Most gardeners and designers, she says, make the same mistake “over and over again. They punish the garden by preventing it from growing the way it wants to.”

She adds that letting the wilderness take over completely, however, is not the answer. “Children don’t do well in the wild, they need boundaries and routines — just like the land,” she says. “How do we do reach a compromise and a balance? That’s something that needs to be explored, thought out and worked on. It’s an ongoing process that never ends.”

When asked about Japan, she enthuses, “Japanese gardens are so cool. I think it’s because the Japanese have a different way of looking at nature.”

Intrigued by the way gardens in Japan are closely linked to Zen Buddhism and Shintoism, Reynolds is also fascinated by the fact that so many Japanese appear to be natural gardeners. “There’s a lot garden-consciousness in this city,” she says, talking about Tokyo. “That’s very rare in a big city.”

But it is sustainability that impresses the most. When talking about micro-farming in Tokyo and micro-dairies and family-run vegetable patches in Chofu, her eyes light up.

“I’ve come to think that the only solution to sustainable gardening and landscaping is for everyone to grow their own food, especially in urban areas,” she says. “It’s the most reasonable and healthy way of working with land.”

To cultivate a garden that can feed a family of four, Reynolds explains, takes about 10 years of work.

“That’s a daunting number of years, but to repair the damage between people and the earth, we need to interact with soil on an individual basis.
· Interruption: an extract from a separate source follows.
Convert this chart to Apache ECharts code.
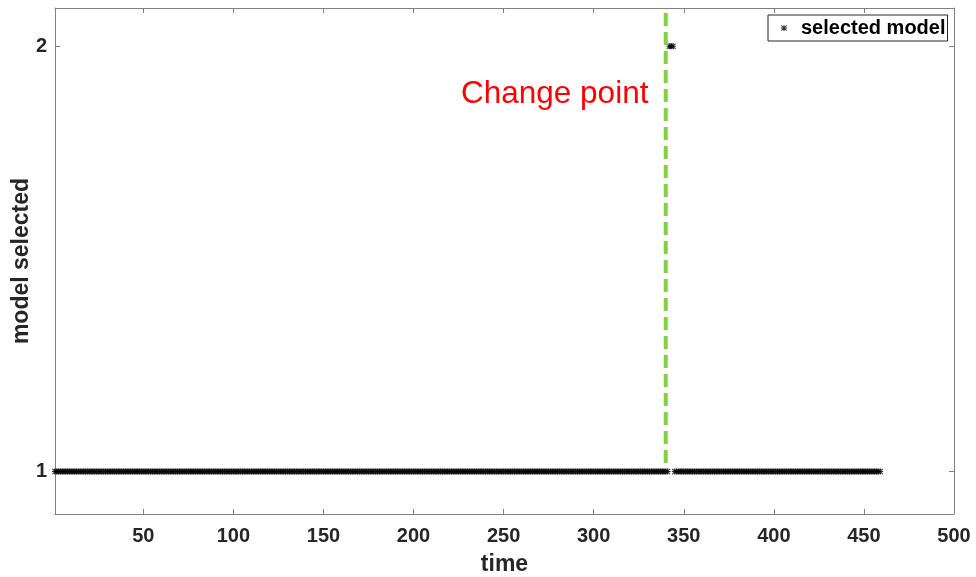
<!DOCTYPE html>
<html>
<head>
<meta charset="utf-8">
<script src="https://cdn.jsdelivr.net/npm/echarts@6/dist/echarts.min.js"></script>
<style>
  html, body { margin: 0; padding: 0; background: #fff; }
  #chart { width: 976px; height: 577px; }
</style>
</head>
<body>
<div id="chart"></div>
<script>
// Selected model per time step, stored as runs: [first time, last time, model]
const modelRuns = [[1, 341, 1], [342, 344, 2], [345, 459, 1]];
const xTicks = [50, 100, 150, 200, 250, 300, 350, 400, 450, 500];
const yTicks = [1, 2];
const xRange = [1, 500];
const yRange = [0.9, 2.09];
const changePoint = 340;
const changeLineSpan = [1.02, 2.09];
const seriesName = 'selected model';
const changeLabel = 'Change point';

// expand the runs into one [time, model] point per step
const points = [];
modelRuns.forEach(([from, to, model]) => {
  for (let t = from; t <= to; t++) points.push([t, model]);
});

const FONT = '"Liberation Sans", Arial, Helvetica, sans-serif';
const AXIS_COLOR = '#808080';
const TEXT_COLOR = '#262626';
// eight-armed asterisk marker
const ASTERISK = 'path://M4.2 0H5.8V10H4.2Z M0 4.2H10V5.8H0Z M1.1 0L10 8.9L8.9 10L0 1.1Z M8.9 0L10 1.1L1.1 10L0 8.9Z';

function xAxis(position, withLabels) {
  return {
    type: 'value', position, min: xRange[0], max: xRange[1],
    axisLine: { show: true, onZero: false, lineStyle: { color: AXIS_COLOR, width: 1 } },
    axisTick: { show: true, inside: true, length: 5, customValues: xTicks, lineStyle: { color: AXIS_COLOR } },
    axisLabel: withLabels ? {
      show: true, customValues: xTicks, margin: 12,
      fontFamily: FONT, fontWeight: 'bold', fontSize: 20, color: TEXT_COLOR
    } : { show: false },
    splitLine: { show: false },
    name: withLabels ? 'time' : '', nameLocation: 'middle', nameGap: 39, nameMoveOverlap: false,
    nameTextStyle: { fontFamily: FONT, fontWeight: 'bold', fontSize: 23, color: TEXT_COLOR }
  };
}
function yAxis(position, withLabels) {
  return {
    type: 'value', position, min: yRange[0], max: yRange[1],
    axisLine: { show: true, onZero: false, lineStyle: { color: AXIS_COLOR, width: 1 } },
    axisTick: { show: true, inside: true, length: 5, customValues: yTicks, lineStyle: { color: AXIS_COLOR } },
    axisLabel: withLabels ? {
      show: true, customValues: yTicks, margin: 8,
      fontFamily: FONT, fontWeight: 'bold', fontSize: 20, color: TEXT_COLOR
    } : { show: false },
    splitLine: { show: false },
    name: withLabels ? 'model selected' : '', nameLocation: 'middle', nameGap: 22, nameMoveOverlap: false,
    nameTextStyle: { fontFamily: FONT, fontWeight: 'bold', fontSize: 23, color: TEXT_COLOR }
  };
}

const chart = echarts.init(document.getElementById('chart'), null, { renderer: 'canvas' });
chart.setOption({
  animation: false,
  backgroundColor: '#fff',
  grid: { left: 55, top: 8, right: 22, bottom: 63, containLabel: false, outerBoundsMode: 'none' },
  xAxis: [xAxis('bottom', true), xAxis('top', false)],
  yAxis: [yAxis('left', true), yAxis('right', false)],
  legend: {
    data: [{ name: seriesName, icon: ASTERISK }],
    left: 768, top: 15,
    padding: [3, 2, 3, 13],
    itemWidth: 24, itemHeight: 6,
    backgroundColor: '#fff', borderColor: TEXT_COLOR, borderWidth: 1, borderRadius: 0,
    textStyle: { fontFamily: FONT, fontWeight: 'bold', fontSize: 20, color: '#000' }
  },
  series: [
    {
      name: seriesName, type: 'scatter',
      xAxisIndex: 0, yAxisIndex: 0,
      data: points,
      symbol: ASTERISK, symbolSize: 6,
      itemStyle: { color: '#000' },
      emphasis: { disabled: true }
    },
    {
      name: 'change', type: 'line',
      xAxisIndex: 0, yAxisIndex: 0,
      data: [[changePoint, changeLineSpan[0]], [changePoint, changeLineSpan[1]]],
      symbol: 'none', silent: true,
      lineStyle: { color: '#82cf4a', width: 4, type: [13, 6] },
      z: 3
    }
  ],
  graphic: [{
    type: 'text', left: 461, top: 78,
    style: { text: changeLabel, font: '31.5px ' + FONT, fill: '#ff0000' }
  }]
});
</script>
</body>
</html>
That means going back to growing food sustainably and creating a sustainable flow of natural energy,” she says. “If we are to take back the land from industrial farming and agribusiness, that’s what we need to do.

“I try to design gardens that will reflect such an awareness. They’re like a postbox bringing messages from the earth.”

“Dare to Be Wild” opens in cinemas nationwide on July 2.